Your computation is incorrect, though, at least under the definition I am familiar with. In the definition I am familiar with, each block in the Rational Canonical Form is the companion matrix of a polynomial of the form $\phi^k(t)$, where $\phi(t)$ is an irreducible factor of the characteristic polynomial.
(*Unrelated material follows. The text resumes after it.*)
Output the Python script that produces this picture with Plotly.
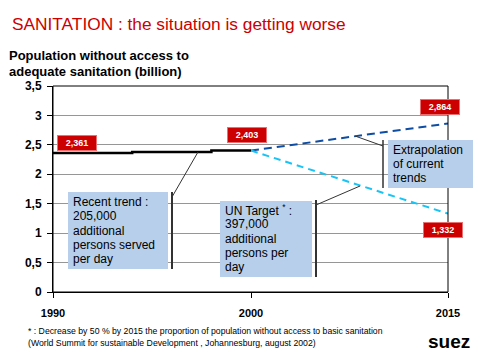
import plotly.graph_objects as go

# ---------------- data ----------------
trend_years = [1990, 1994, 1998, 2000]
trend_values = [2.361, 2.38, 2.403, 2.403]

proj_years = [2000, 2015]
extrapolation_values = [2.403, 2.864]
un_target_values = [2.403, 1.332]

y_tickvals = [0, 0.5, 1, 1.5, 2, 2.5, 3, 3.5]
y_ticktext = ["0", "0,5", "1", "1,5", "2", "2,5", "3", "3,5"]
x_ticks_left = [1990, 2000]
x_ticks_right = [2015]

title_text = "SANITATION : the situation is getting worse"
ylabel_lines = ["Population without access to", "adequate sanitation (billion)"]
recent_lines = ["Recent trend :", "205,000", "additional", "persons served", "per day"]
un_lines = ["UN Target <sup>*</sup> :", "397,000", "additional", "persons per", "day"]
extra_lines = ["Extrapolation", "of current", "trends"]
foot_lines = ["* : Decrease by 50 % by 2015 the proportion of population without access to basic sanitation",
              "(World Summit for sustainable Development , Johannesburg, august 2002)"]

# ---------------- geometry helpers (reference page pixels) ----------------
OFF = 8                      # page body margin
W, H = 481 - OFF, 361 - OFF
L, R, T, B = 53, 448, 86, 292  # plot area in page pixels
def px(x):
    return (x - L) / (R - L)
def py(y):
    return (B - y) / (B - T)

FONT = "Arial, Liberation Sans, sans-serif"
RED = "#CC0000"
BOXFILL = "#B7CFEA"

fig = go.Figure()
fig.add_trace(go.Scatter(x=trend_years, y=trend_values, mode="lines", line_shape="hv",
                         line=dict(color="black", width=2.5), xaxis="x", yaxis="y",
                         showlegend=False, hoverinfo="skip"))
fig.add_trace(go.Scatter(x=proj_years, y=extrapolation_values, mode="lines",
                         line=dict(color="#0E4DA4", width=2, dash="8px,5px"), xaxis="x2", yaxis="y",
                         showlegend=False, hoverinfo="skip"))
fig.add_trace(go.Scatter(x=proj_years, y=un_target_values, mode="lines",
                         line=dict(color="#19C4F5", width=2, dash="7px,5px"), xaxis="x2", yaxis="y",
                         showlegend=False, hoverinfo="skip"))

split = px(251)
axis_common = dict(showline=True, linecolor="black", linewidth=1, ticks="outside", ticklen=5,
                   tickcolor="black", showgrid=False, zeroline=False, ticklabelstandoff=6,
                   tickfont=dict(family=FONT, size=11, color="black", weight="bold"))
fig.update_layout(
    width=W, height=H, autosize=False,
    margin=dict(l=L - OFF, r=481 - R, t=T - OFF, b=361 - B, pad=0),
    paper_bgcolor="white", plot_bgcolor="white",
    xaxis=dict(domain=[0, split], range=[1990, 2000], tickvals=x_ticks_left,
               ticktext=[str(v) for v in x_ticks_left], anchor="y", **axis_common),
    xaxis2=dict(domain=[split, 1], range=[2000, 2015], tickvals=x_ticks_right,
                ticktext=[str(v) for v in x_ticks_right], anchor="y", **axis_common),
    yaxis=dict(range=[0, 3.5], tickvals=y_tickvals, ticktext=y_ticktext,
               showline=True, linecolor="black", linewidth=1, ticks="outside", ticklen=5,
               tickcolor="black", showgrid=True, gridcolor="#969696", gridwidth=1, zeroline=False,
               ticklabelstandoff=3,
               tickfont=dict(family=FONT, size=12, color="black", weight="bold")),
)

shapes = []
shapes.append(dict(type="rect", xref="paper", yref="paper", x0=0, x1=1, y0=0, y1=1,
                   line=dict(color="black", width=1), layer="above"))

def box(x0, y0, x1, y1):
    shapes.append(dict(type="rect", xref="paper", yref="paper", x0=px(x0), x1=px(x1),
                       y0=py(y1), y1=py(y0), fillcolor=BOXFILL, line=dict(width=0), layer="above"))

def seg(x0, y0, x1, y1, w=1.5):
    shapes.append(dict(type="line", xref="paper", yref="paper", x0=px(x0), x1=px(x1),
                       y0=py(y0), y1=py(y1), line=dict(color="#333333", width=w), layer="above"))

box(68, 192, 168, 269)
box(220, 201, 312, 277)
box(388, 140, 479, 188)
seg(172, 192, 172, 269, 2)
seg(172, 197, 198, 152, 1)
seg(316, 200, 316, 277, 2)
seg(316, 205, 360, 186, 1)
seg(383, 140, 383, 188, 1.5)
seg(383, 146, 355, 136, 1)
fig.update_layout(shapes=shapes)

anns = []
def text(x, y, s, size=12, color="black", bold=False, xanchor="left"):
    anns.append(dict(xref="paper", yref="paper", x=px(x), y=py(y), text=s, showarrow=False,
                     xanchor=xanchor, yanchor="middle", borderpad=0,
                     font=dict(family=FONT, size=size, color=color, weight="bold" if bold else "normal")))

text(11, 24, title_text, size=17.3, color=RED)
for i, s in enumerate(ylabel_lines):
    text(8, 55 + 16 * i, s, size=13, bold=True)
for i, s in enumerate(recent_lines):
    text(72, 202 + 14.3 * i, s)
for i, s in enumerate(un_lines):
    text(224, 210 + 14.3 * i, s)
for i, s in enumerate(extra_lines):
    text(392, 150 + 14 * i, s)
for i, s in enumerate(foot_lines):
    text(27, 331 + 12 * i, s, size=8.7)
text(449, 341, "suez", size=19, bold=True, xanchor="center")

def fmt(v):
    return f"{v:.3f}".replace(".", ",")

labels = [("x", 1991.2, 2.526, trend_values[0]),
          ("x", 1999.8, 2.667, trend_values[-1]),
          ("x2", 2014.4, 3.143, extrapolation_values[-1]),
          ("x2", 2014.6, 1.045, un_target_values[-1])]
for xr, xv, yv, val in labels:
    anns.append(dict(xref=xr, yref="y", x=xv, y=yv, text=fmt(val), showarrow=False,
                     xanchor="center", yanchor="middle", bgcolor=RED, bordercolor="#E87070",
                     borderwidth=1, borderpad=2, width=34,
                     font=dict(family=FONT, size=9, color="white", weight="bold")))
fig.update_layout(annotations=anns)

fig.write_html("out.html")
The characteristic polynomial is $(x-2)^2(x-3)$. The minimal polynomial is either $(x-2)(x-3)$ or $(x-2)^2(x-3)$. The Rational Canonical form deals with the irreducible factors separately, so you will have that the Rational Canonical form of $A$ is either $$\begin{align*} \left(\begin{array}{ccc} 2 & 0 & 0\\ 0 & 2 & 0\\ 0 & 0 & 3 \end{array}\right) &\text{if the minimal polynomial is }(x-2)(x-3);\\ \left(\begin{array}{ccc} 0 & -4 & 0\\ 1 & 4 & 0\\ 0 & 0 & 3 \end{array}\right) & \text{if the minimal polynomial is }(x-2)^2(x-3). \end{align*}$$
It is not hard to check that $A-2I$ has rank $1$, so the nullspace is 2-dimensional; hence the eigenspace corresponding to $2$ is two dimensional, so the geometric multiplicity of $2$ equals the algebraic multiplicity. The matrix is diagonalizable, and the Rational Canonical form of $A$ is the diagonal matrix.
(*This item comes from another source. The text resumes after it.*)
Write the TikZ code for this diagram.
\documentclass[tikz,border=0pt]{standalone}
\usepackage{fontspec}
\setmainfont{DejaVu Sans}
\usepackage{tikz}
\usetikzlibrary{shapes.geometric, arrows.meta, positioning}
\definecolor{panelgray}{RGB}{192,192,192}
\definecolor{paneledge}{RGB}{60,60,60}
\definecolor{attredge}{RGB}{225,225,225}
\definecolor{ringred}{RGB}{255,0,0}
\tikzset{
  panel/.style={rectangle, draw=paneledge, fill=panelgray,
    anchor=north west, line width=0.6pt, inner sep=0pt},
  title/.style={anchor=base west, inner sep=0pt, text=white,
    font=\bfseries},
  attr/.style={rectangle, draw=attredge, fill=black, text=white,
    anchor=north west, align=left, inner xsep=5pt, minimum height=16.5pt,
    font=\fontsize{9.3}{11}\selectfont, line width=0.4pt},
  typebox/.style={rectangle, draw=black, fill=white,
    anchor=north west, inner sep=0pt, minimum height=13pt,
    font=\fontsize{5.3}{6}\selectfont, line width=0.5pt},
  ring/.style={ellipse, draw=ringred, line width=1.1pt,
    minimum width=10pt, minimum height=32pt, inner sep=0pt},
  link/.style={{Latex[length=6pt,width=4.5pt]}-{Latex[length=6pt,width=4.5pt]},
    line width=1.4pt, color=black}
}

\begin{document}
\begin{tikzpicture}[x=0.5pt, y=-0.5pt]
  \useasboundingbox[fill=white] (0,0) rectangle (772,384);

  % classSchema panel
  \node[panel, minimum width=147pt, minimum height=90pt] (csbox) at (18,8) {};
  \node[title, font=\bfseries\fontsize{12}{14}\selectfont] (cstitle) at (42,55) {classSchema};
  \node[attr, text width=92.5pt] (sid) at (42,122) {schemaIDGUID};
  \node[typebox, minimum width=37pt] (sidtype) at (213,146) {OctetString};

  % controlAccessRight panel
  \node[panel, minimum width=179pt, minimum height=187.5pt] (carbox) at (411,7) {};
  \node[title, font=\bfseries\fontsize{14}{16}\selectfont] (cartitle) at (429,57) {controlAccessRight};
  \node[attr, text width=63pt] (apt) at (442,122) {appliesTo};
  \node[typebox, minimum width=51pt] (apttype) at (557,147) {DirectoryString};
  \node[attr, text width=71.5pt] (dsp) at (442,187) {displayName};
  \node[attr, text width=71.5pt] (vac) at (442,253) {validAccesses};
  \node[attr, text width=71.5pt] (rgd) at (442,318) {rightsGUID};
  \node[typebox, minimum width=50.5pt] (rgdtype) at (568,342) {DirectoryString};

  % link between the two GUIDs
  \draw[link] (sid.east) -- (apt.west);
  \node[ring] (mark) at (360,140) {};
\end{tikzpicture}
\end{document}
Find a basis of eigenvectors, that gives you the $P$.
In general, you need to find a Rational Canonical Basis, and a matrix whose columns are the elements of the Rational Canonical Basis will work as $P$.
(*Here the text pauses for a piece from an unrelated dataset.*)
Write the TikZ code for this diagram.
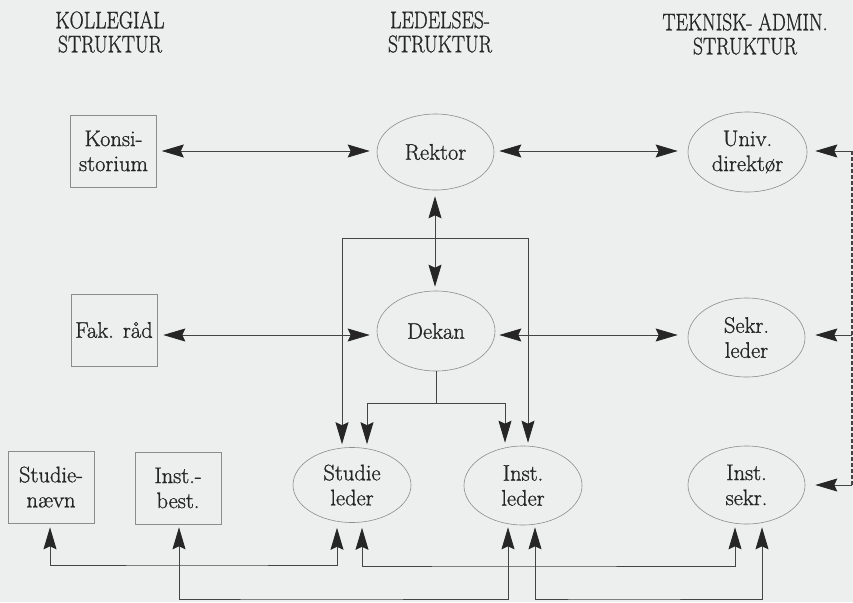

To find them, you need to determine the size of the blocks associated to each irreducible factor of the characteristic polynomial. If you have a block of size $kd$, where $d$ Is the degree of the irreducible factor $\phi(t)$, then you need to find an element $\mathbf{v}$ of the nullspace of $\phi^k(A)$ that is not an element of the nullspace of $\phi^{k-1}(A)$. Then the basis vectors corresponding to that particular block are $\mathbf{v}$, $A\mathbf{v},A^2\mathbf{v},\ldots,A^{kd-1}\mathbf{v}$.